The two estates; or both worlds mathematically considered. London, 1855, small (pp. 16).
The author has published mathematical works with his name. The present tract is intended to illustrate mathematically a point which may be guessed from the title. But the symbols do very little in the way of illustration: thus, x being the present value of the future estate (eternal happiness), and a of all that this world can give, the author impresses it on the mathematician that, x being infinitely greater than a, x + a = x, so that a need not be considered. This will not act much more powerfully on a mathematician by virtue of the symbols than if those same symbols had been dispensed with: even though, as the author adds, "It was this method of neglecting infinitely small quantities that Sir Isaac Newton was indebted to for his greatest discoveries."
There has been a moderate quantity of well-meant attempt to enforce, sometimes motive, sometimes doctrine, by arguments drawn from mathematics, the proponents being persons unskilled in that science for the most part.
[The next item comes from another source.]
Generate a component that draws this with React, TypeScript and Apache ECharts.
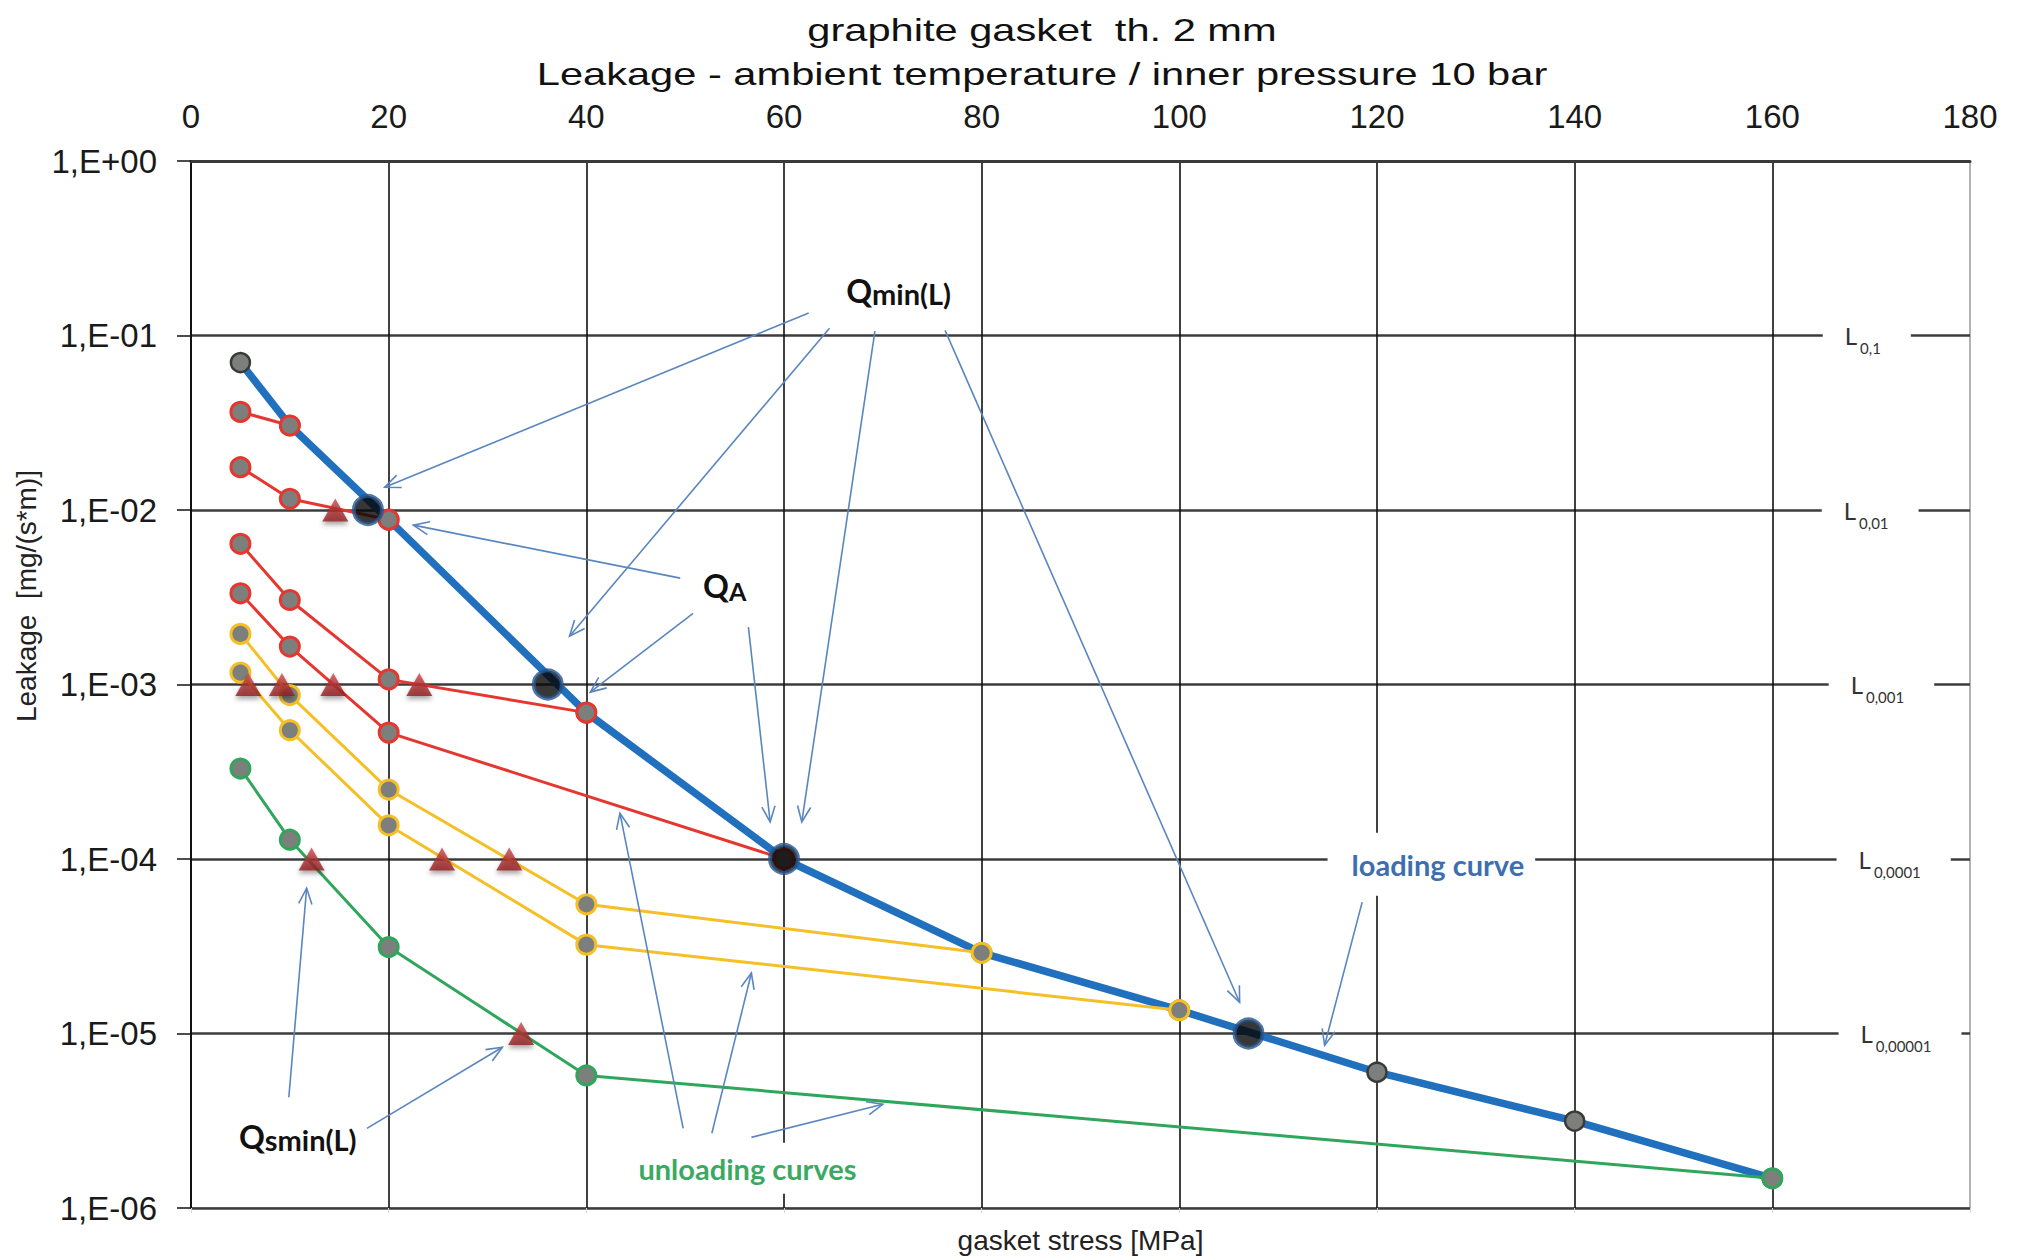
import React, { useEffect, useRef } from "react";
import * as echarts from "echarts";

// ---- texts ----
const titleLines = ["graphite gasket  th. 2 mm", "Leakage - ambient temperature / inner pressure 10 bar"];
const xAxisName = "gasket stress [MPa]";
const yAxisName = "Leakage  [mg/(s*m)]";

// ---- axis ranges ----
const stressMin = 0;
const stressMax = 180;
const stressStep = 20;
const leakMin = 1e-6;
const leakMax = 1;

// ---- loading curve: gasket stress [MPa] -> leakage [mg/(s*m)] ----
const loadingStress = [5, 10, 20, 40, 60, 80, 100, 120, 140, 160];
const loadingLeak = [7.0e-2, 3.05e-2, 8.8e-3, 6.9e-4, 1.0e-4, 2.9e-5, 1.36e-5, 6.0e-6, 3.15e-6, 1.48e-6];

// ---- unloading curves, each leaving the loading curve at its first stress level ----
const unloadA_Stress = [10, 5];
const unloadA_Leak = [3.05e-2, 3.65e-2];
const unloadB_Stress = [20, 10, 5];
const unloadB_Leak = [8.8e-3, 1.16e-2, 1.76e-2];
const unloadC_Stress = [40, 20, 10, 5];
const unloadC_Leak = [6.9e-4, 1.07e-3, 3.05e-3, 6.4e-3];
const unloadD_Stress = [60, 20, 10, 5];
const unloadD_Leak = [1.0e-4, 5.3e-4, 1.65e-3, 3.33e-3];
const unloadE_Stress = [80, 40, 20, 10, 5];
const unloadE_Leak = [2.9e-5, 5.5e-5, 2.5e-4, 8.7e-4, 1.95e-3];
const unloadF_Stress = [100, 40, 20, 10, 5];
const unloadF_Leak = [1.36e-5, 3.23e-5, 1.56e-4, 5.47e-4, 1.17e-3];
const unloadG_Stress = [160, 40, 20, 10, 5];
const unloadG_Leak = [1.48e-6, 5.75e-6, 3.13e-5, 1.29e-4, 3.3e-4];

// ---- Qmin(L): loading curve crossing the tightness classes ----
const qminStress = [17.9, 36.1, 60, 107];
const qminLeak = [1e-2, 1e-3, 1e-4, 1e-5];

// ---- Qsmin(L): unloading curves crossing the tightness classes ----
const qsminStress = [14.6, 5.8, 9.2, 14.4, 23.1, 12.2, 25.4, 32.2, 33.4];
const qsminLeak = [1e-2, 1e-3, 1e-3, 1e-3, 1e-3, 1e-4, 1e-4, 1e-4, 1e-5];

// ---- tightness class labels L0,1 ... L0,00001 ----
const tightnessText = ["0,1", "0,01", "0,001", "0,0001", "0,00001"];
const tightnessLeak = [1e-1, 1e-2, 1e-3, 1e-4, 1e-5];
const tightnessLabelStress = [165.1, 165.0, 165.7, 166.5, 166.7];

// ---- callouts ----
const noteStress = [71.6, 54.0, 10.8, 125.5, 56.3];
const noteLeak = [1.82e-1, 3.71e-3, 2.58e-6, 9.33e-5, 1.69e-6];

// ---- callout pointers (from -> to) ----
const arrowFromStress = [62.5, 64.6, 69.2, 76.3, 49.5, 50.8, 56.4, 49.8, 52.7, 56.7, 9.9, 17.8, 118.5];
const arrowFromLeak = [1.345e-1, 1.1e-1, 1.06e-1, 1.07e-1, 4.07e-3, 2.56e-3, 2.13e-3, 2.86e-6, 2.68e-6, 2.54e-6, 4.31e-6, 2.86e-6, 5.66e-5];
const arrowToStress = [19.6, 38.3, 61.8, 106.1, 22.5, 40.4, 58.6, 43.4, 56.7, 70.0, 11.7, 31.5, 114.7];
const arrowToLeak = [1.35e-2, 1.89e-3, 1.63e-4, 1.51e-5, 8.19e-3, 9.04e-4, 1.63e-4, 1.83e-4, 2.22e-5, 3.93e-6, 6.8e-5, 8.34e-6, 8.56e-6];

// ---- styling ----
const FONT_AXIS = "'Liberation Sans', Arial, sans-serif";
const FONT_NOTE = "Lato, 'Open Sans', sans-serif";
const BLUE = "#2170BE";
const RED = "#E5372F";
const YELLOW = "#F5BF26";
const GREEN = "#2FA65B";
const MARKER_FILL = "#7D7F7D";
const ARROW = "#5A86BF";

const unloadingStress = [unloadA_Stress, unloadB_Stress, unloadC_Stress, unloadD_Stress, unloadE_Stress, unloadF_Stress, unloadG_Stress];
const unloadingLeak = [unloadA_Leak, unloadB_Leak, unloadC_Leak, unloadD_Leak, unloadE_Leak, unloadF_Leak, unloadG_Leak];
const unloadingColor = [RED, RED, RED, RED, YELLOW, YELLOW, GREEN];

const pairs = (xs: number[], ys: number[]) => xs.map((x, i) => [x, ys[i]]);

const formatLog = (v: number) => {
  const e = Math.round(Math.log10(v));
  const sign = e < 0 ? "-" : "+";
  return `1,E${sign}${String(Math.abs(e)).padStart(2, "0")}`;
};

const qRich = {
  q: { fontSize: 32, fontWeight: "bold", fontFamily: FONT_NOTE, fill: "#111", lineHeight: 36 },
  t: { fontSize: 29, fontWeight: "bold", fontFamily: FONT_NOTE, fill: "#111", verticalAlign: "bottom" },
  a: { fontSize: 25, fontWeight: "bold", fontFamily: FONT_NOTE, fill: "#111", verticalAlign: "bottom" },
};

const noteStyles: any[] = [
  { text: "{q|Q}{t|min(L)}", rich: qRich },
  { text: "{q|Q}{a|A}", rich: qRich },
  { text: "{q|Q}{t|smin(L)}", rich: qRich },
  {
    text: "loading curve",
    fill: "#3D6FB0",
    fontSize: 29,
    backgroundColor: "#fff",
    padding: [17, 11, 17, 24],
  },
  {
    text: "unloading curves",
    fill: "#3AAA62",
    fontSize: 29,
    backgroundColor: "#fff",
    padding: [11, 12, 11, 12],
  },
];

function buildOption(): any {
  const series: any[] = [];

  series.push({
    type: "line",
    name: "loading curve",
    data: pairs(loadingStress, loadingLeak),
    symbol: "circle",
    symbolSize: 19,
    lineStyle: { color: BLUE, width: 7.5 },
    itemStyle: { color: MARKER_FILL, borderColor: "#3a3a3a", borderWidth: 2.5 },
    z: 3,
  });

  unloadingStress.forEach((xs, k) => {
    series.push({
      type: "line",
      name: "unloading curve " + (k + 1),
      data: pairs(xs, unloadingLeak[k]),
      symbol: "circle",
      symbolSize: 19,
      lineStyle: { color: unloadingColor[k], width: 3 },
      itemStyle: { color: MARKER_FILL, borderColor: unloadingColor[k], borderWidth: 3 },
      z: 4,
    });
  });

  series.push({
    type: "scatter",
    name: "Qsmin(L)",
    data: pairs(qsminStress, qsminLeak),
    symbol: "triangle",
    symbolSize: [26, 23],
    itemStyle: {
      color: new echarts.graphic.LinearGradient(0, 0, 0, 1, [
        { offset: 0, color: "#CC4646" },
        { offset: 1, color: "#8E1C1F" },
      ]),
      shadowColor: "rgba(0,0,0,0.45)",
      shadowBlur: 5,
      shadowOffsetY: 3,
    },
    z: 6,
  });

  series.push({
    type: "scatter",
    name: "Qmin(L)",
    data: pairs(qminStress, qminLeak),
    symbol: "circle",
    symbolSize: 28,
    itemStyle: { color: "#050505", borderColor: "#27568C", borderWidth: 4 },
    z: 7,
  });

  // tightness class labels sitting on the decade lines
  series.push({
    type: "custom",
    name: "tightness classes",
    coordinateSystem: "cartesian2d",
    data: tightnessText.map((_, i) => [tightnessLabelStress[i], tightnessLeak[i], i]),
    encode: { x: 0, y: 1 },
    clip: false,
    silent: true,
    z: 9,
    renderItem: (_params: any, api: any) => {
      const i = api.value(2);
      const p = api.coord([api.value(0), api.value(1)]);
      return {
        type: "text",
        x: p[0],
        y: p[1],
        style: {
          text: `{l|L}{s|${tightnessText[i]}}`,
          align: "left",
          verticalAlign: "middle",
          backgroundColor: "#fff",
          padding: [4, 30, 4, 22],
          rich: {
            l: { fontSize: 24, fontFamily: FONT_NOTE, fill: "#333", lineHeight: 40 },
            s: { fontSize: 15, fontFamily: FONT_NOTE, fill: "#333", verticalAlign: "bottom", padding: [0, 0, 0, 3] },
          },
        },
      };
    },
  });

  // pointers from the callouts to the curves
  series.push({
    type: "custom",
    name: "pointers",
    coordinateSystem: "cartesian2d",
    data: arrowFromStress.map((x, i) => [x, arrowFromLeak[i], arrowToStress[i], arrowToLeak[i]]),
    encode: { x: [0, 2], y: [1, 3] },
    clip: false,
    silent: true,
    z: 8,
    renderItem: (_params: any, api: any) => {
      const a = api.coord([api.value(0), api.value(1)]);
      const b = api.coord([api.value(2), api.value(3)]);
      const ang = Math.atan2(b[1] - a[1], b[0] - a[0]);
      const len = 17;
      const spread = 0.4;
      const w1 = [b[0] - len * Math.cos(ang - spread), b[1] - len * Math.sin(ang - spread)];
      const w2 = [b[0] - len * Math.cos(ang + spread), b[1] - len * Math.sin(ang + spread)];
      return {
        type: "group",
        children: [
          { type: "line", shape: { x1: a[0], y1: a[1], x2: b[0], y2: b[1] }, style: { stroke: ARROW, lineWidth: 1.6 } },
          { type: "polyline", shape: { points: [w1, b, w2] }, style: { stroke: ARROW, lineWidth: 1.6, fill: null } },
        ],
      };
    },
  });

  // callout texts
  series.push({
    type: "custom",
    name: "callouts",
    coordinateSystem: "cartesian2d",
    data: noteStress.map((x, i) => [x, noteLeak[i], i]),
    encode: { x: 0, y: 1 },
    clip: false,
    silent: true,
    z: 10,
    renderItem: (_params: any, api: any) => {
      const i = api.value(2);
      const p = api.coord([api.value(0), api.value(1)]);
      const cfg = noteStyles[i];
      return {
        type: "text",
        x: p[0],
        y: p[1],
        style: {
          text: cfg.text,
          rich: cfg.rich,
          align: "center",
          verticalAlign: "middle",
          fill: cfg.fill || "#111",
          fontSize: cfg.fontSize || 30,
          fontWeight: "bold",
          fontFamily: FONT_NOTE,
          backgroundColor: cfg.backgroundColor,
          padding: cfg.padding,
        },
      };
    },
  });

  return {
    animation: false,
    backgroundColor: "#fff",
    grid: {
      left: 191,
      right: 52,
      top: 161,
      bottom: 52,
      containLabel: false,
      outerBoundsMode: "none",
      show: true,
      borderColor: "#9c9c9c",
      borderWidth: 1.5,
      backgroundColor: "#fff",
    },
    graphic: {
      elements: [
        {
          type: "text",
          x: 1042,
          y: 30,
          scaleX: 1.3,
          style: { text: titleLines[0], fontSize: 32, fontFamily: FONT_AXIS, fill: "#111", align: "center", verticalAlign: "middle" },
        },
        {
          type: "text",
          x: 1042,
          y: 74,
          scaleX: 1.3,
          style: { text: titleLines[1], fontSize: 32, fontFamily: FONT_AXIS, fill: "#111", align: "center", verticalAlign: "middle" },
        },
      ],
    },
    xAxis: [
      {
        type: "value",
        position: "top",
        min: stressMin,
        max: stressMax,
        interval: stressStep,
        axisLine: { show: true, lineStyle: { color: "#3a3a3a", width: 3 } },
        axisTick: { show: false },
        axisLabel: { fontSize: 33, color: "#1a1a1a", fontFamily: FONT_AXIS, margin: 28 },
        splitLine: { show: true, showMaxLine: false, lineStyle: { color: "#111", width: 1.6 } },
      },
      {
        type: "value",
        position: "bottom",
        min: stressMin,
        max: stressMax,
        interval: stressStep,
        axisLine: { show: false },
        axisTick: { show: true, length: 5, lineStyle: { color: "#d6d6d6" } },
        axisLabel: { show: false },
        splitLine: { show: false },
        name: xAxisName,
        nameLocation: "middle",
        nameGap: 18,
        nameTextStyle: { fontSize: 28, color: "#222", fontFamily: FONT_AXIS },
      },
    ],
    yAxis: {
      type: "log",
      logBase: 10,
      min: leakMin,
      max: leakMax,
      splitNumber: 6,
      axisLine: { show: true, lineStyle: { color: "#111", width: 2 } },
      axisTick: { show: true, length: 14, lineStyle: { color: "#111", width: 1.5 } },
      minorTick: { show: false },
      axisLabel: { formatter: formatLog, fontSize: 33, color: "#1a1a1a", fontFamily: FONT_AXIS, margin: 34 },
      splitLine: { show: true, lineStyle: { color: "#3c3c3c", width: 2.6 } },
      name: yAxisName,
      nameLocation: "middle",
      nameRotate: 90,
      nameGap: 144,
      nameTextStyle: { fontSize: 28, color: "#222", fontFamily: FONT_AXIS, padding: [0, 0, 0, 177] },
    },
    series,
  };
}

export default function App() {
  const ref = useRef<HTMLDivElement>(null);
  useEffect(() => {
    if (!ref.current) return;
    const chart = echarts.init(ref.current, null, { renderer: "svg" });
    chart.setOption(buildOption());
    return () => chart.dispose();
  }, []);
  return (
    <div
      ref={ref}
      style={{ position: "fixed", left: 0, top: 0, width: 2022, height: 1260, background: "#fff" }}
    />
  );
}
The ground is very dangerous: for the illustration often turns the other way with greater power, in a manner which requires only a little more knowledge to see. I have, in my life, heard from the pulpit or read, at least a dozen times, that all sin is infinitely great, proved as follows. The greater the being, the greater the sin of any offence against him: therefore the offence committed against an infinite being is infinitely great. Now the mathematician, of which the proposers of this argument are not aware, is perfectly familiar with quantities which increase together, and never cease increasing, but so that one of them remains finite when
the other becomes infinite. In fact, the argument is a perfect non sequitur.[[152]] Those who propose it have in their minds, though in a cloudy and indefinite form, the idea of the increase of guilt being proportionate to the increase of greatness in the being offended. But this it would never do to state: for by such statement not only would the argument lose all that it has of the picturesque, but the asserted premise would have no strong air of exact truth. How could any one undertake to appeal to conscience to declare that an offence against a being 4-7/10 times as great as another is exactly, no more and no less, 4-7/10 times as great an offence against the other?
The infinite character of the offence against an infinite being is laid down in Dryden's Religio Laici,[[153]] and is, no doubt, an old argument:
"For, granting we have sinned, and that th' offence
Of man is made against Omnipotence,
Some price that bears proportion must be paid,
And infinite with infinite be weighed.